Pollsters did, too. FGCU made history midseason by being ranked No. 1 for the first time ever in the USA Today/ESPN/Women's Basketball Coaches Association poll. The Eagles remained there through the final poll, released on Feb. 20.
Senior forward Kate Schrader, who led the Eagles in scoring and rebounding these past two seasons, became FGCU's first first-team All-American after averaging 17.5 points and 5.6 rebounds. The 5-11 product of Fort Collins, Colo., and transfer from Yavapai College as a junior, also was named the South Region Player of the Year and, after the regional title, the South Region MVP.
"It was a good year," Schrader said Saturday night. "It's hard to think about it right now, but I had a great year."

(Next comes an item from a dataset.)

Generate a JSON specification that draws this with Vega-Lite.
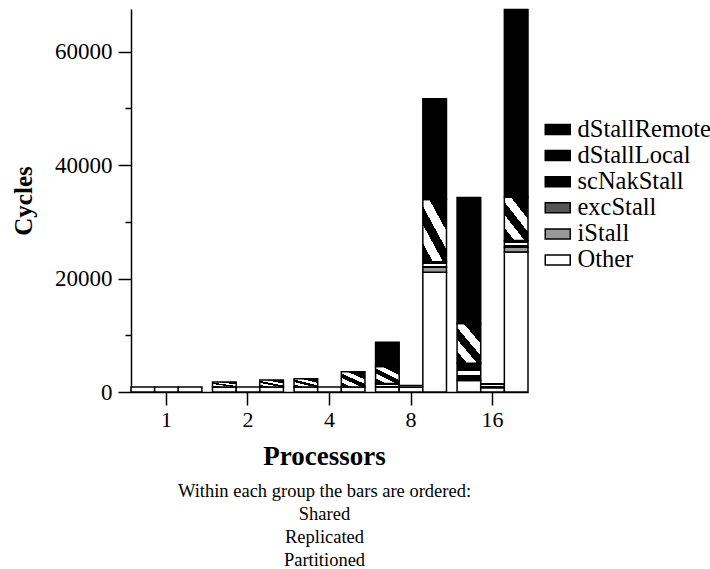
{
  "$schema": "https://vega.github.io/schema/vega-lite/v6.json",
  "width": 397,
  "height": 383,
  "autosize": "none",
  "padding": {"left": 131, "top": 9, "right": 182, "bottom": 177},
  "background": "white",
  "config": {
    "view": {"stroke": null},
    "font": "Liberation Serif",
    "axis": {
      "labelFont": "Liberation Serif",
      "titleFont": "Liberation Serif",
      "labelColor": "black",
      "titleColor": "black",
      "domainColor": "black",
      "tickColor": "black",
      "domainWidth": 1.5,
      "tickWidth": 1.5,
      "grid": false
    }
  },
  "title": {
    "text": ["Within each group the bars are ordered:", "Shared", "Replicated", "Partitioned"],
    "orient": "bottom",
    "anchor": "middle",
    "font": "Liberation Serif",
    "fontSize": 18.5,
    "fontWeight": "normal",
    "lineHeight": 23,
    "color": "black",
    "offset": 13,
    "dx": -5
  },
  "data": {
    "values": [
      {"procs": "1", "config": "Shared", "component": "Other", "cycles": 900},
      {"procs": "1", "config": "Replicated", "component": "Other", "cycles": 900},
      {"procs": "1", "config": "Partitioned", "component": "Other", "cycles": 900},
      {"procs": "2", "config": "Shared", "component": "Other", "cycles": 900},
      {"procs": "2", "config": "Shared", "component": "dStallLocal", "cycles": 850},
      {"procs": "2", "config": "Replicated", "component": "Other", "cycles": 900},
      {"procs": "2", "config": "Partitioned", "component": "Other", "cycles": 900},
      {"procs": "2", "config": "Partitioned", "component": "dStallLocal", "cycles": 1200},
      {"procs": "4", "config": "Shared", "component": "Other", "cycles": 900},
      {"procs": "4", "config": "Shared", "component": "dStallLocal", "cycles": 1450},
      {"procs": "4", "config": "Replicated", "component": "Other", "cycles": 900},
      {"procs": "4", "config": "Partitioned", "component": "Other", "cycles": 900},
      {"procs": "4", "config": "Partitioned", "component": "dStallLocal", "cycles": 2650},
      {"procs": "8", "config": "Shared", "component": "Other", "cycles": 900},
      {"procs": "8", "config": "Shared", "component": "scNakStall", "cycles": 600},
      {"procs": "8", "config": "Shared", "component": "dStallLocal", "cycles": 3000},
      {"procs": "8", "config": "Shared", "component": "dStallRemote", "cycles": 4260},
      {"procs": "8", "config": "Replicated", "component": "Other", "cycles": 850},
      {"procs": "8", "config": "Replicated", "component": "scNakStall", "cycles": 300},
      {"procs": "8", "config": "Partitioned", "component": "Other", "cycles": 21100},
      {"procs": "8", "config": "Partitioned", "component": "iStall", "cycles": 900},
      {"procs": "8", "config": "Partitioned", "component": "scNakStall", "cycles": 970},
      {"procs": "8", "config": "Partitioned", "component": "dStallLocal", "cycles": 10950},
      {"procs": "8", "config": "Partitioned", "component": "dStallRemote", "cycles": 17780},
      {"procs": "16", "config": "Shared", "component": "Other", "cycles": 2020},
      {"procs": "16", "config": "Shared", "component": "scNakStall", "cycles": 3030},
      {"procs": "16", "config": "Shared", "component": "dStallLocal", "cycles": 7040},
      {"procs": "16", "config": "Shared", "component": "dStallRemote", "cycles": 22180},
      {"procs": "16", "config": "Replicated", "component": "Other", "cycles": 750},
      {"procs": "16", "config": "Replicated", "component": "excStall", "cycles": 100},
      {"procs": "16", "config": "Replicated", "component": "scNakStall", "cycles": 600},
      {"procs": "16", "config": "Partitioned", "component": "Other", "cycles": 24680},
      {"procs": "16", "config": "Partitioned", "component": "iStall", "cycles": 850},
      {"procs": "16", "config": "Partitioned", "component": "scNakStall", "cycles": 1180},
      {"procs": "16", "config": "Partitioned", "component": "dStallLocal", "cycles": 7620},
      {"procs": "16", "config": "Partitioned", "component": "dStallRemote", "cycles": 33070}
    ]
  },
  "transform": [
    {"calculate": "indexof(['Other','iStall','excStall','scNakStall','dStallLocal','dStallRemote'], datum.component)", "as": "stackorder"}
  ],
  "mark": {"type": "bar", "stroke": "black", "strokeWidth": 1.5},
  "encoding": {
    "x": {
      "field": "procs",
      "type": "nominal",
      "sort": ["1", "2", "4", "8", "16"],
      "scale": {"paddingInner": 0.13, "paddingOuter": 0},
      "axis": {
        "title": "Processors",
        "titleFontSize": 27,
        "titleFontWeight": "bold",
        "titlePadding": 13,
        "titleX": 193,
        "labelAngle": 0,
        "labelFontSize": 22,
        "tickSize": 13,
        "labelPadding": 4
      }
    },
    "xOffset": {
      "field": "config",
      "type": "nominal",
      "sort": ["Shared", "Replicated", "Partitioned"],
      "scale": {"paddingInner": 0, "paddingOuter": 0}
    },
    "y": {
      "field": "cycles",
      "type": "quantitative",
      "stack": "zero",
      "scale": {"domain": [0, 67500], "nice": false},
      "axis": {
        "title": "Cycles",
        "titleFontSize": 25,
        "titleFontWeight": "bold",
        "titlePadding": 18,
        "values": [0, 10000, 20000, 30000, 40000, 50000, 60000],
        "format": "d",
        "labelExpr": "datum.value % 20000 === 0 ? datum.label : ''",
        "labelFontSize": 23,
        "labelPadding": 6,
        "tickSize": {"condition": {"test": "datum.value % 20000 === 0", "value": 13}, "value": 6}
      }
    },
    "color": {
      "field": "component",
      "type": "nominal",
      "scale": {
        "domain": ["dStallRemote", "dStallLocal", "scNakStall", "excStall", "iStall", "Other"],
        "range": ["black", "black", "black", "#555555", "#999999", "white"]
      },
      "condition": [
        {"test": "datum.component === 'dStallLocal'", "value": {"gradient": "linear", "x1": 0, "y1": 1, "x2": 0.7, "y2": 0, "stops": [
          {"offset": 0, "color": "black"}, {"offset": 0.2, "color": "black"},
          {"offset": 0.2, "color": "white"}, {"offset": 0.4, "color": "white"},
          {"offset": 0.4, "color": "black"}, {"offset": 0.6, "color": "black"},
          {"offset": 0.6, "color": "white"}, {"offset": 0.8, "color": "white"},
          {"offset": 0.8, "color": "black"}, {"offset": 1, "color": "black"}
        ]}},
        {"test": "datum.component === 'scNakStall'", "value": {"gradient": "linear", "x1": 0, "y1": 0, "x2": 0, "y2": 1, "stops": [
          {"offset": 0, "color": "black"}, {"offset": 0.45, "color": "black"},
          {"offset": 0.45, "color": "white"}, {"offset": 0.7, "color": "white"},
          {"offset": 0.7, "color": "black"}, {"offset": 1, "color": "black"}
        ]}}
      ],
      "legend": {
        "title": null,
        "orient": "none",
        "legendX": 414.5,
        "legendY": 108.25,
        "padding": 0,
        "symbolType": "M-1.25,-0.5H1.25V0.5H-1.25Z",
        "symbolSize": 400,
        "symbolStrokeColor": "black",
        "symbolStrokeWidth": 1.5,
        "symbolOpacity": 1,
        "labelFont": "Liberation Serif",
        "labelFontSize": 24.5,
        "labelColor": "black",
        "labelOffset": 7.5,
        "rowPadding": 1.1
      }
    },
    "order": {"field": "stackorder", "type": "quantitative"}
  }
}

On the podium in the interview room of the Health and Sports Center, Sorensen looked to her left, where Schrader and senior guard Alex Nelson sat quietly, their eyes beet-red. Seeing them -- and senior sub Jen Conely -- go down that way was the hardest part, she said.
"I think as far as going undefeated the whole season and playing as hard as we played to win every single game and to come out here ... sure, (the loss) leaves a bitter taste in everyone's mouth," Sorensen said. "But we have to look back and think of what a great year we have had."
For Smesko, who looked devastated but kept his chin up, reality was sinking in. He had told his players in the locker room how proud he was of them. That they needed to keep their heads up. That is had been an incredible run. And he told them something else.
"I told 'em I'm just sorry we won't be practicing on Monday," Smesko said. "They've been such a fun group to work with. It's been a great year. There's 290 or so other teams who would've liked to have the opportunity we had (Saturday). We've got to appreciate all the great times and all the successes we had. It's just hard to do right now."